For each edge $$$e$$$ of dfs tree let's calculate three values:

• $$$c_e$$$ — the number of paths, containing the edge $$$e$$$.
• $$$f_e$$$ — the number of outer edges, covering the edge $$$e$$$.
• $$$h_e$$$ — the hash of all outer edges, covering the edge $$$e$$$. For each outer edge let's give random $$$64$$$-bit integer, the hash will be equal to the sum of values.

In the first case, the answer for two bridges $$$e_1$$$, $$$e_2$$$ is equal to $$$c_{e_1} + c_{e_2}$$$. So we should find two brides with maximum value $$$c_e$$$.

In the second case, the answer for one bridge $$$e_1$$$ is equal to $$$c_{e_1}$$$. So we should find the bridge with maximum value $$$c_e$$$.

In the third case, we consider edges $$$e_1$$$, such that $$$f_{e_1} = 1$$$. The answer is $$$c_{e_1}$$$. So we should find edge $$$e_1$$$ of dfs tree, such that $$$f_{e_1} = 1$$$ with maximum value $$$c_{e_1}$$$.

The fourth case is very hard. We consider two edges $$$e_1$$$, $$$e_2$$$, such that $$$h_{e_1} = h_{e_2}$$$. The answer is equal to the number of paths, containing exactly one edge from $$$e_1$$$, $$$e_2$$$. We can divide each path into two vertical paths, the answer won't change.

The plan of the solution will be: let's make a dfs of the dfs tree and maintain the segment tree with operations add on segment, and maximum on segment. The prefix of the segment tree corresponds to edges on the path from the root to the current edge $$$e_2$$$. The value in the cell corresponding to the edge $$$e_1$$$ is equal to the answer for the pair of edges $$$e_1$$$, $$$e_2$$$.

It is possible to recalculate this segment tree with $$$O(n + k)$$$ updates during the dfs tree traversal.

The unsolved problem now is how to consider only edges $$$e_1$$$, such that $$$h_{e_1} = h_{e_2}$$$ in the maximum on segment. Let's call a cluster all edges with equal hash. All edges from one cluster lie on the vertical path. Let's consider the vertical path for each cluster: from the first occurrence of edge from the cluster to the last occurrence of edge from the cluster. Any two paths for two clusters either do not intersect or nested into each other.
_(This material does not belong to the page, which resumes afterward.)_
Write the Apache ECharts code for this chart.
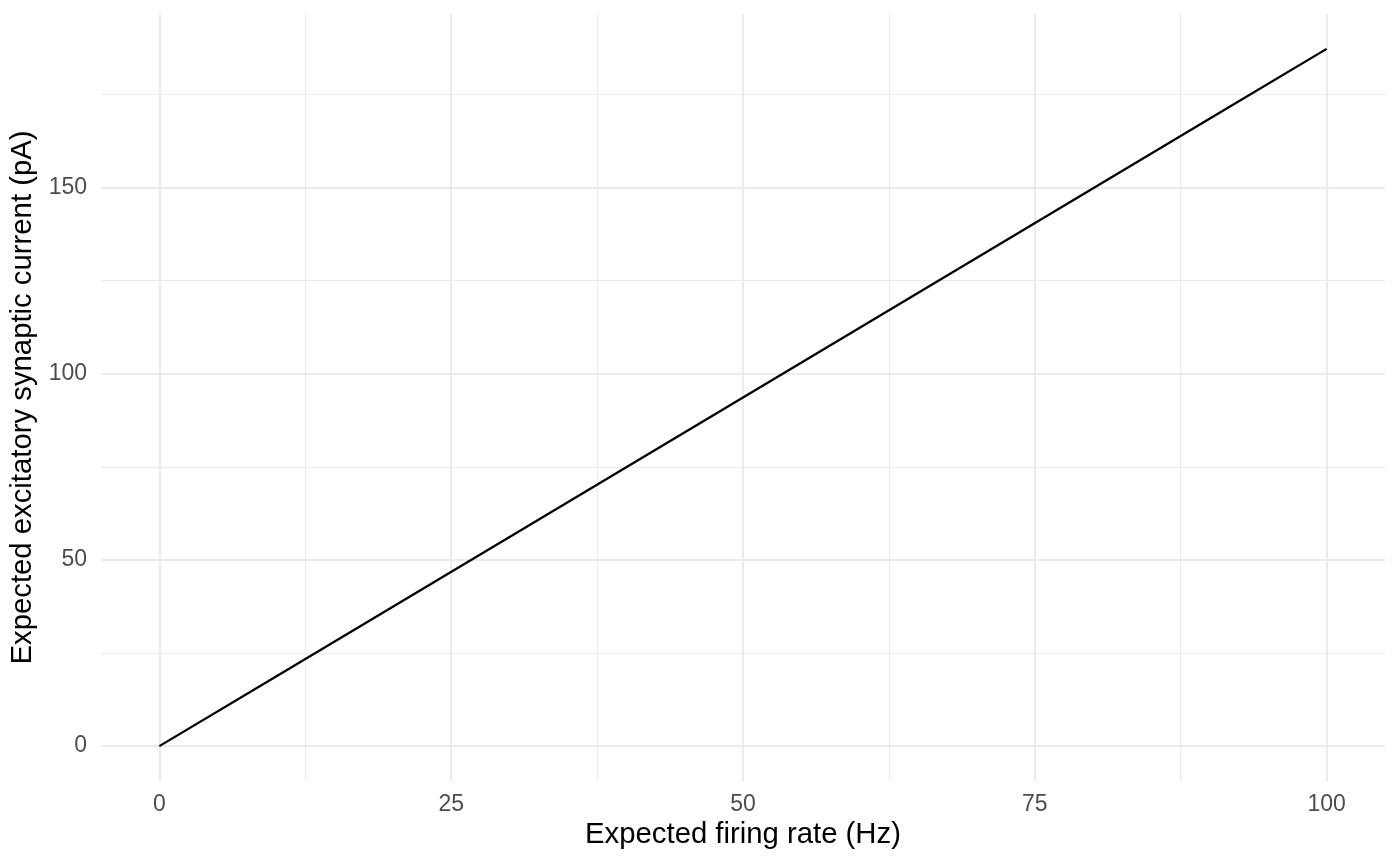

When making a traversal let's add $$$-\infty$$$ on the segment from the last edge with hash $$$h_{e_2}$$$ to the edge $$$e_2$$$. This move will exclude edges from the maximum. This won't interfere the values, because all hashes from the segment won't be found later in the traversal (due to the clusters structure). After that, let's find the maximum on the segment from the first edge with hash $$$h_{e_2}$$$ to the edge $$$e_2$$$. In that maximum all edges with the hash $$$h_{e_2}$$$ will participate.

The total solution has the complexity $$$O(m + (n + k) \log{n})$$$.